Self & I by Matthew De Abaitua

Author:Matthew De Abaitua
Language: eng
Format: epub
Publisher: Eye Books
Published: 2018-01-23T11:08:48+00:00


Good

We drive to London in the Citroën. Somewhere on the A12, the exhaust rattles out of its bracket and drags along the road. Will pulls over onto the hard shoulder and we get out to inspect the damage, crouching to look at the underside of the car like we are experts. Will has an idea. He strides into the thicket and returns holding a tree branch. Then, in one swift movement, he whips off the belt of his trousers. He ties one end of the belt around the branch, and the other end around the exhaust; then to achieve the required tension, he wedges the branch into the boot of the car, and shuts the lid across the belt.

‘Fixed,’ he says.

The car stays fixed all the way into central London. It’s a piece of good luck, the wind is at our backs. He drops me beside the A40, where the houses have been cleared in anticipation of an expansion of the road. I walk to El’s house to pick her up for a night out.

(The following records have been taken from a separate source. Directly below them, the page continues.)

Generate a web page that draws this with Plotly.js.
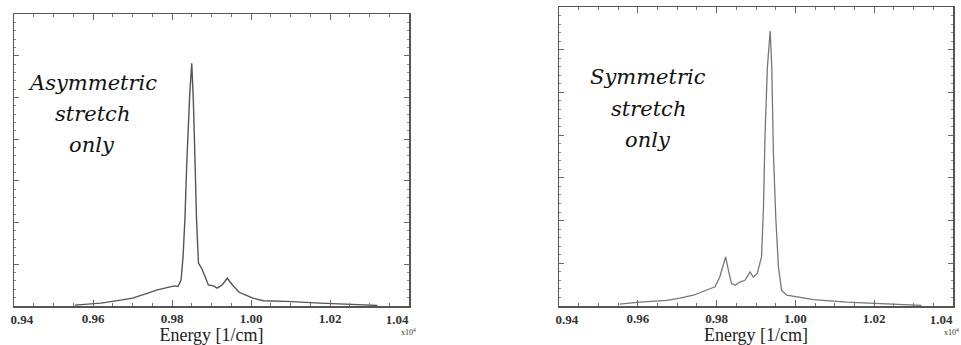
<!DOCTYPE html>
<html>
<head>
<meta charset="utf-8">
<script src="https://cdn.plot.ly/plotly-3.0.1.min.js"></script>
<style>html,body{margin:0;padding:0;background:#fff;}#plot{width:961px;height:345px;}</style>
</head>
<body>
<div id="plot"></div>
<script>
// Energy in units of 10^4 1/cm, intensity in arbitrary units (fraction of frame height)
const asymEnergy = [0.9554,0.962,0.967,0.970,0.9737,0.9763,0.979,0.9806,0.9815,0.9823,0.9828,0.9833,0.9837,0.9841,0.9845,0.9850,0.9854,0.9858,0.9862,0.9867,0.9875,0.9884,0.9892,0.9905,0.9914,0.9927,0.9940,0.9953,0.9970,0.9987,1.0005,1.0031,1.009,1.0175,1.026,1.032];
const asymIntensity = [0.003,0.010,0.020,0.027,0.043,0.055,0.064,0.069,0.067,0.089,0.169,0.306,0.477,0.614,0.729,0.831,0.705,0.511,0.300,0.147,0.129,0.100,0.072,0.069,0.061,0.072,0.095,0.072,0.047,0.037,0.027,0.018,0.016,0.010,0.005,0.002];

const symEnergy = [0.9554,0.9605,0.9673,0.9707,0.9741,0.9775,0.9796,0.9808,0.9817,0.9823,0.9830,0.9838,0.9847,0.9859,0.9872,0.9885,0.9893,0.9903,0.9914,0.9919,0.9923,0.9929,0.9936,0.9940,0.9944,0.9950,0.9957,0.9965,0.9978,1.0003,1.0046,1.013,1.0215,1.0266,1.032];
const symIntensity = [0.006,0.013,0.019,0.026,0.036,0.052,0.064,0.097,0.142,0.164,0.119,0.075,0.069,0.080,0.086,0.114,0.097,0.108,0.164,0.331,0.577,0.800,0.920,0.800,0.520,0.300,0.130,0.052,0.036,0.030,0.021,0.013,0.008,0.004,0.002];

const xTickVals = [0.94,0.96,0.98,1.00,1.02,1.04];
const xTickText = ["0.94","0.96","0.98","1.00","1.02","1.04"];
const asymLabel = ["Asymmetric","stretch","only"];
const symLabel = ["Symmetric","stretch","only"];
const xTitle = "Energy [1/cm]";
const scaleNote = "x10<sup>4</sup>";

const serif = "Liberation Serif, Times New Roman, serif";
const tickFont = {family: serif, size: 13, color: '#333', weight: 'bold'};
const n = xTickVals.length;
const xRange = [xTickVals[0], xTickVals[n - 1]];

function xAxis(domain, anchor) {
  return {
    domain: domain, anchor: anchor, range: xRange,
    tickmode: 'array', tickvals: xTickVals.slice(1, n - 1), ticktext: xTickText.slice(1, n - 1),
    ticks: 'inside', ticklen: 6, tickcolor: '#666', tickwidth: 1,
    minor: {dtick: 0.005, ticks: 'inside', ticklen: 3, tickcolor: '#777'},
    showline: true, linecolor: '#555', linewidth: 1.5, mirror: 'ticks',
    showgrid: false, zeroline: false,
    tickfont: tickFont,
    title: {text: xTitle, font: {family: serif, size: 18, color: '#222'}, standoff: 6}
  };
}
// overlay axes that only carry the end labels, pushed inward as in the original
function endAxis(overlay, anchor, domain, idx, pos, shift) {
  return {
    overlaying: overlay, anchor: anchor, domain: domain,
    range: [xRange[0] - 0.0001, xRange[1] + 0.0001], side: 'bottom',
    tickmode: 'array', tickvals: [xTickVals[idx]], ticktext: [xTickText[idx]],
    ticks: '', showline: false, showgrid: false, zeroline: false,
    ticklabelposition: pos, ticklabelshift: shift, ticklabelstandoff: 4,
    ticklabeloverflow: 'allow', tickfont: tickFont
  };
}
function yAxis(domain, anchor) {
  return {
    domain: domain, anchor: anchor, range: [0, 1],
    tick0: 0, dtick: 1/7, showticklabels: false,
    ticks: 'inside', ticklen: 5, tickcolor: '#666',
    minor: {dtick: 1/35, ticks: 'inside', ticklen: 2, tickcolor: '#888'},
    showline: true, linecolor: '#555', linewidth: 1.5, mirror: 'ticks',
    showgrid: false, zeroline: false
  };
}

const traces = [
  {x: asymEnergy, y: asymIntensity, xaxis: 'x', yaxis: 'y', mode: 'lines',
   line: {color: '#555', width: 1.4}, hoverinfo: 'skip'},
  {x: symEnergy, y: symIntensity, xaxis: 'x2', yaxis: 'y2', mode: 'lines',
   line: {color: '#777', width: 1.3}, hoverinfo: 'skip'},
  // empty carriers so the label-only overlay axes are drawn
  {x: [], y: [], xaxis: 'x3', yaxis: 'y', mode: 'lines', hoverinfo: 'skip'},
  {x: [], y: [], xaxis: 'x4', yaxis: 'y', mode: 'lines', hoverinfo: 'skip'},
  {x: [], y: [], xaxis: 'x5', yaxis: 'y2', mode: 'lines', hoverinfo: 'skip'},
  {x: [], y: [], xaxis: 'x6', yaxis: 'y2', mode: 'lines', hoverinfo: 'skip'}
];

const labelFont = {family: 'DejaVu Serif, serif', size: 21, color: '#111'};
function labelAnn(lines, xc, ycs) {
  return lines.map((t, i) => ({
    xref: 'paper', yref: 'paper', x: xc / 961, y: (345 - ycs[i]) / 345,
    text: '<i>' + t + '</i>', showarrow: false, xanchor: 'center', yanchor: 'middle',
    font: labelFont
  }));
}

const dom1 = [14/961, 409/961], dom2 = [559/961, 953/961];
const layout = {
  width: 961, height: 345,
  margin: {l: 0, r: 0, t: 0, b: 0},
  paper_bgcolor: '#fff', plot_bgcolor: '#fff',
  showlegend: false,
  xaxis: xAxis(dom1, 'y'),
  yaxis: yAxis([39/345, 331/345], 'x'),
  xaxis2: xAxis(dom2, 'y2'),
  yaxis2: yAxis([39/345, 338/345], 'x2'),
  xaxis3: endAxis('x', 'y', dom1, 0, 'outside right', -4),
  xaxis4: endAxis('x', 'y', dom1, n - 1, 'outside left', 0),
  xaxis5: endAxis('x2', 'y2', dom2, 0, 'outside right', -4),
  xaxis6: endAxis('x2', 'y2', dom2, n - 1, 'outside left', 0),
  annotations: [
    ...labelAnn(asymLabel, 92, [83, 114, 145]),
    ...labelAnn(symLabel, 648, [77, 109, 140]),
    {xref: 'paper', yref: 'paper', x: 408/961, y: (345-332)/345, text: scaleNote,
     showarrow: false, xanchor: 'center', yanchor: 'middle',
     font: {family: serif, size: 8, color: '#333'}},
    {xref: 'paper', yref: 'paper', x: 1, y: (345-332)/345, text: scaleNote,
     showarrow: false, xanchor: 'right', yanchor: 'middle',
     font: {family: serif, size: 8, color: '#333'}}
  ]
};

Plotly.newPlot('plot', traces, layout, {staticPlot: true, displayModeBar: false});
</script>
</body>
</html>
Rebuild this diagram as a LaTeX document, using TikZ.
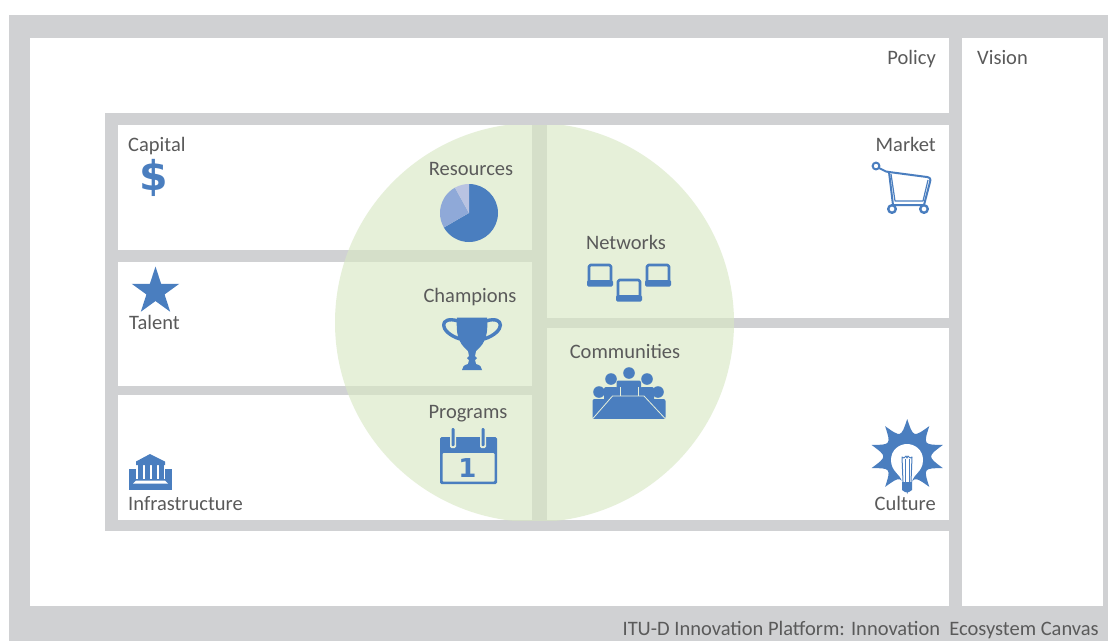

El and I go to the French House in Soho for dinner with Will and Victoria. The upstairs dining room overlooks a neon-lit pornography store, where sad men come and go, servicing a peccadillo.

El is wearing a green shirt and black leggings. I am wearing one of Will’s old blue suits, a hard-wearing tweed that has seen gutter action. It is ‘virtually bullet-proof’, he assures me, the gentleman’s Kevlar.

The menu at the French House was typed up that morning and offers various neglected cuts of meat and offal, an emerging trend pioneered by the Hendersons running the kitchen. On the table, the tiny saucers of sea salt and ground black pepper are another new thing, signifiers of a change in taste. El and I joke about them but we share a quiet excitement for these tiny saucers: food and books are two ways in which we can get on in the world, accumulate cultural capital in lieu of financial capital; perhaps we will cook and write our way into a better life.

The table talk is of morality. From where do you derive your ideas of good or evil if you are not religious? The conversation arises from Will’s projected novel ‘Good’; goodness is what is on his mind, and therefore, what is on our mind too. Goodness is a subject for which El has more conviction than I can muster: a moral inclination only becomes a principle when you sacrifice something for it, and I have not made any sacrifices that I am aware of. I am not sure I have anything to sacrifice. Would my stereo count?

Will makes Soho happen for us. It is a burden of expectation for him, one that he throws off then takes up again in a way that is hard to anticipate. In Soho, it is difficult to tell self-destruction and self-advancement apart, sliding sideways along the bar rail, measuring out progress in cigarettes and sea breeze cocktails.

Masked ambition is the feeling I most associate with these evenings, moving from place to place in an entourage.